Measuring Dark Energy Properties with 3D Weak Lensing

To address the most important questions in cosmology requires the best and most comprehensive data analysis methods. Gravitational lensing, the effect whereby photons are deflected from a straight-line path by the presence of a massive object distorting spacetime locally, is widely accepted to be such a method. This phenomenon, predicted by Einstein, led to the acceptance of General Relativity as our canonical theory gravity in 1919. Now, almost 100 years after this discovery this same phenomenon applied to the lensing of light by large-scale structures of the Universe, as a function of distance or look-back time, enables us to map the 3D dark matter structure of the Universe as well as its expansion history. This combination of lensing information and distance is known as 3D weak lensing this PhD project will build on this foundation, and apply the best analysis methods to the best data available.

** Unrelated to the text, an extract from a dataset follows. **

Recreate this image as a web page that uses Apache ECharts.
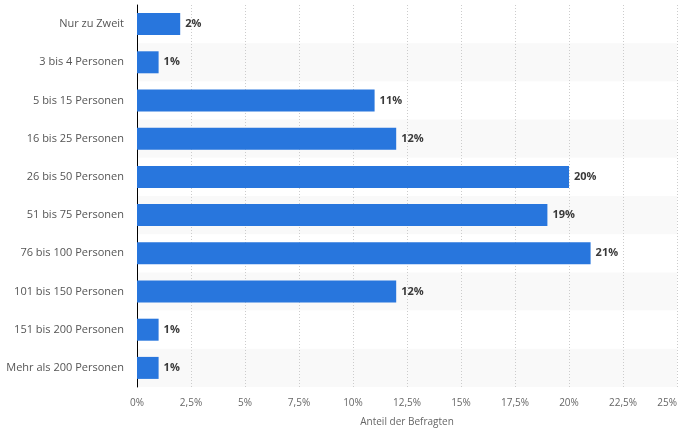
<!DOCTYPE html>
<html><head><meta charset="utf-8">
<script src="https://cdn.jsdelivr.net/npm/echarts@6/dist/echarts.min.js"></script>
<style>html,body{margin:0;padding:0;background:#fff}#c{width:693px;height:432px}</style>
</head><body><div id="c"></div>
<script>
const categories = ["Nur zu Zweit","3 bis 4 Personen","5 bis 15 Personen","16 bis 25 Personen","26 bis 50 Personen","51 bis 75 Personen","76 bis 100 Personen","101 bis 150 Personen","151 bis 200 Personen","Mehr als 200 Personen"];
const values = [2,1,11,12,20,19,21,12,1,1];
const xTicks = [0,2.5,5,7.5,10,12.5,15,17.5,20,22.5,25];
const axisTitle = "Anteil der Befragten";
const font = "'Open Sans', sans-serif";
const chart = echarts.init(document.getElementById('c'), null, {renderer:'canvas'});
chart.setOption({
  animation:false,
  grid:{left:137,right:16,top:5,bottom:45,containLabel:false},
  xAxis:{type:'value',min:xTicks[0],max:xTicks[xTicks.length-1],interval:xTicks[1]-xTicks[0],
    name:axisTitle,nameLocation:'middle',nameGap:30,
    nameTextStyle:{color:'#666',fontSize:10,fontFamily:font},
    axisLine:{show:false},axisTick:{show:false},
    axisLabel:{color:'#666',fontSize:10,fontFamily:font,margin:11,alignMaxLabel:'right',
      formatter:v=>String(v).replace('.',',')+'%'},
    splitLine:{show:true,lineStyle:{color:'#cccccc',type:[1,2],width:1}}
  },
  yAxis:{type:'category',data:categories,inverse:true,
    axisLine:{show:true,lineStyle:{color:'#000',width:1}},axisTick:{show:false},
    axisLabel:{color:'#555',fontSize:11,fontFamily:font,margin:13},
    splitArea:{show:true,areaStyle:{color:['#ffffff','#f9f9f9']}}
  },
  series:[{type:'bar',data:values,barWidth:22,
    itemStyle:{color:'#2876dd'},
    label:{show:true,position:'right',distance:5,formatter:p=>p.value+'%',
      color:'#3a3a3a',fontWeight:'bold',fontSize:11,fontFamily:font}
  }]
});
</script></body></html>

Development of 3D weak lensing is required for several reasons 1) new theoretical models need to be included, in particular parameterizations of modifications of gravity that extend General relativity to include a potential mechanism to explain dark energy 2) systematic effects, in particular those caused by the alignment of galaxies, that can mimic the weak lensing signal, need to be included. Without these improvements 3D weak lensing cannot reach its full potential.

This PhD will apply these new developments the state-of-the-art gravitational lensing data sets: the 154 square degree CFHTLenS survey which is already available and the 1500 square degree ESO KiDS survey that is observing data now. In addition 3D weak lensing-CMB cross correlation statistics will be investigated with an aim to apply this to KiDS and Planck. Finally, this project will build the analysis tools expected to be used in the upcoming ESA Euclid mission in which MSSL has a leading role. In order to ensure a successful PhD this project contains theoretical, simulation and data analysis elements that are flexible such that they can fit with the students skills and expertise.